Selain itu, pelibatan pemangku kepentingan, seperti lembaga swadaya masyarakat, pemerintah daerah, dan akademisi. Misalnya, ungkap Catur, Universitas Kuningan yang melakukan pendampingan kepada ibu-ibu pada salah satu kelompok masyarakat yang tergabung dalam perhutanan sosial.
Dengan cara ini, diharapkan petani setempat bisa memperoleh pendapatan lebih dari satu jenis komoditas.
Dengan cara ini, diharapkan program perhutanan sosial bisa dipercepat. ”Karena KLHK tidak bisa kerja sendiri, penyelarasan program antarpemangku kepentingan pun sangat dibutuhkan,” ujarnya.
Adapun konsep pengelolaan kawasan perhutanan yang paling mungkin dilakukan adalah agroforestri di mana warga bisa memanfaatkan beragam jenis usaha kehutanan dengan konsep kehutanan berkelanjutan. ”Dengan cara ini, diharapkan petani setempat bisa memperoleh pendapatan lebih dari satu jenis komoditas. Selain itu, tutupan hutan bisa semakin bertambah,” ujar Catur.
Gubernur Sumsel Herman Deru berharap agar warga dapat memberikan nilai tambah pada produk yang dikelolanya. Dia mencontohkan komoditas karet yang banyak dimanfaatkan di dalam kawasan hutan.
Petani di sana perlu dilatih untuk membuat produk karet dalam bentuk lateks sehingga bisa diturunkan menjadi berbagai produk seperti sarung tangan dan alat kontrasepsi. Menurut dia, dengan pemanfaatan hutan, diharapkan risiko kebakaran lahan di Sumsel dapat dikurangi karena semakin banyak warga yang memperoleh manfaat dari tegakan hutan.

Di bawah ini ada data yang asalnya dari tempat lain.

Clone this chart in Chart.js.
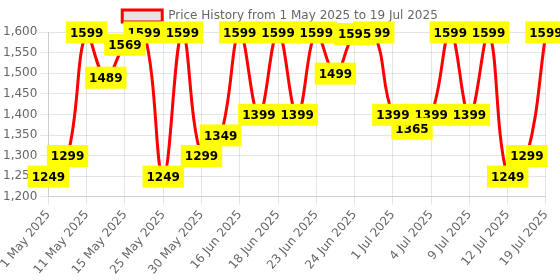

Pendamping Perhutanan Sosial dari Hutan Kita Institut, Aidil Fikri, mengakui saat ini memang peran pendamping sangat dibutuhkan. Namun, karena keterbatasan sumber daya manusia, tidak semua kelompok masyarakat dapat terakomodasi. ”Selain itu, perlu sinergi dan komitmen dari pemerintah daerah untuk mempercepat program perhutanan sosial,” katanya.
Ia berpendapat, peran pemerintah paling krusial. Hanya saja, sampai saat ini pihaknya seakan bekerja sendiri dengan mengandalkan pendanaan dari pihak non-pemerintah sehingga percepatan perhutanan sosial di Sumsel ini dirasa kurang maksimal.
Koordinator Tim Pakar Pokja Percepatan Perhutanan Sosial Rabin Ibnu Zainal menuturkan, pelibatan semua pemangku kepentingan merupakan cara jitu untuk mempercepat program perhutanan sosial di Sumsel. Untuk pelibatan langsung akademisi baru, akan dicanangkan tahun ini melalui program kuliah kerja nyata dan merdeka belajar.
”Dengan pelibatan mahasiswa dalam pengembangan program perhutanan sosial, diharapkan dapat mempercepat program perhutanan sosial ini,” ucapnya.
Rabin menilai, potensi perhutanan sosial sangatlah besar. Selain meningkatkan nilai tambah komoditas yang dikelola, potensi perdagangan karbon juga sangat menguntungkan. Semakin banyak tegakan pohon, potensi penjualan karbon kian besar. Apalagi, saat ini regulasi perdagangan karbon tengah digodok dan pangsa pasar sangat tinggi, terutama pada perusahaan di Eropa dan sejumlah negara maju.